We now have lights in the older part of the property. We have had them for a week or so, but now we have light switches to turn them on! Previously, we had to revert to using an iPad to turn the lights on and off. Bizarrely, I could turn the lights on and off anywhere in the world – except (apparently) the room that I was in as there was no light switch. It doesn’t take long for the novelty of having to use an iPad all the time to wear off. And before you ask, yes, you can use an iPhone too! See previous post for information on the web interface.
In this part of the building alone, there are around 20 lighting circuits (a lighting circuit is a group of lights controlled by a switch) and about the same number of light switches.
Today we have installed all of the light switches and, after a bit of messing about, the switches do seem to control the right lights (most of the time). Since the mapping between lights and switches is done in software, we can always modify the arrangement later on (unlike in a conventional system). We had to reprogram a few of the switches, but all in all, it went pretty well. We have removed the stainless steel front plates from the switches. This allows the rooms to be decorated without getting paint on the switches (and still being able to turn the lights on and off). For more information, see previous post on light switches.

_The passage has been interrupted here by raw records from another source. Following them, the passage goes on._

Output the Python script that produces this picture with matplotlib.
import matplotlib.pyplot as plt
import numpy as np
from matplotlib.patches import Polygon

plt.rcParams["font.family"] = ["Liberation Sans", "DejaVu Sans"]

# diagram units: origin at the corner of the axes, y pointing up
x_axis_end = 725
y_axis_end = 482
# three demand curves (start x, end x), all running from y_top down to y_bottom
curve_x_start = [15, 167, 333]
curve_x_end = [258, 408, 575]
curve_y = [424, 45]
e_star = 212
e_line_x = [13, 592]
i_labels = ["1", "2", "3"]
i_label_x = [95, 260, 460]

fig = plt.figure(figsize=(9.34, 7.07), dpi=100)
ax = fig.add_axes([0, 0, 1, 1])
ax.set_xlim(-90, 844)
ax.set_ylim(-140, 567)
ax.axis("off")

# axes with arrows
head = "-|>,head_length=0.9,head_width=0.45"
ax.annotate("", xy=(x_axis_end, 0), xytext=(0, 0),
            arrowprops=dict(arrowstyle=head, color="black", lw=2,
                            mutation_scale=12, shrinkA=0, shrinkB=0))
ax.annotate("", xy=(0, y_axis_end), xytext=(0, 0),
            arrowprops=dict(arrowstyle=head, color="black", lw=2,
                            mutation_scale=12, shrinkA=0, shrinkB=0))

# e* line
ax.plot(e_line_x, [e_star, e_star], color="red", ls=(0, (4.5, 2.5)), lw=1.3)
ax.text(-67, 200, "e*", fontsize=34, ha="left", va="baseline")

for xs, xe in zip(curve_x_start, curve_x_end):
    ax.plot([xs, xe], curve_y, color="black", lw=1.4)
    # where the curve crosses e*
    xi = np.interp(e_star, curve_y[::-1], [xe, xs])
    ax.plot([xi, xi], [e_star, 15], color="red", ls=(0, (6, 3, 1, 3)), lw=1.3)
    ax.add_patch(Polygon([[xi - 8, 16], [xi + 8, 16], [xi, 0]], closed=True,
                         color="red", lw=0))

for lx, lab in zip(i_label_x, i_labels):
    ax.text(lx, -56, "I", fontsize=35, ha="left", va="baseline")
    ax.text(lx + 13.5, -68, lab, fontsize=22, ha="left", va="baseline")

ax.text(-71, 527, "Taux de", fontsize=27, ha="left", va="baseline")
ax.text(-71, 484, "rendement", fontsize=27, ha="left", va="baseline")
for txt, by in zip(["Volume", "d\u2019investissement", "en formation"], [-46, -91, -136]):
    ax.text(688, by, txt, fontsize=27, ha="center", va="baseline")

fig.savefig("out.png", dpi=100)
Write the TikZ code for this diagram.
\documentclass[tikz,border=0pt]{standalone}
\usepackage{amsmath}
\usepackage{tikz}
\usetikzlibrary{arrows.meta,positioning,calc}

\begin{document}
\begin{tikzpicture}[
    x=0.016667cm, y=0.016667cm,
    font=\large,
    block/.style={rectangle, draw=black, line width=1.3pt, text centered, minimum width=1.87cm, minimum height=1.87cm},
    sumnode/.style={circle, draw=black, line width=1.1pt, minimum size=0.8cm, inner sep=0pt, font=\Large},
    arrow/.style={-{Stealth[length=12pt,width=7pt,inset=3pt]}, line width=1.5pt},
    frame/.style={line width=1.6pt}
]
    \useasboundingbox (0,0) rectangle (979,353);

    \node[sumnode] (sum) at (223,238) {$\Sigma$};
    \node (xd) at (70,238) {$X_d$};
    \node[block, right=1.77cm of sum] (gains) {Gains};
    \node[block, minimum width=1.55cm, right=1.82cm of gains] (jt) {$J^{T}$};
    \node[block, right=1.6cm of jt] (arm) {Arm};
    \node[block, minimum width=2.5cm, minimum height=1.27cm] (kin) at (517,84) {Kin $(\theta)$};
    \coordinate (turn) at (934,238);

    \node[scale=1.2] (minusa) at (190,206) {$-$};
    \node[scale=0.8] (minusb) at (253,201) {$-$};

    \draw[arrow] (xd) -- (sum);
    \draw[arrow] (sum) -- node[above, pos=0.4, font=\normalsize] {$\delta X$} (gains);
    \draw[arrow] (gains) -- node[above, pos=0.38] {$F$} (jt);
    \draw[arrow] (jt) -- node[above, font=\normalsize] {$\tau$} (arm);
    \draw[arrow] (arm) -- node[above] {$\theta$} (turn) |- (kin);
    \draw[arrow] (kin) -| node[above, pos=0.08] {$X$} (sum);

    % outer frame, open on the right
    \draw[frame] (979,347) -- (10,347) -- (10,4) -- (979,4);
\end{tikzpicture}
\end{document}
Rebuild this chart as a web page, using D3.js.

As well as the lights, the bathroom extractor fans are also controlled by the lighting computer. This means that we can configure the system so that the extractor fans do not come on after midnight (say) as this might disturb others in the house.
In the upstairs bathroom, there are two lighting circuits. One controls that main lights (and turns on the fan). The other controls the LED lights in the shelf and along the plinth for the bath. This circuit does not turn the fan on. This means that you can have a bath and just turn the LED lights on without having the fan running.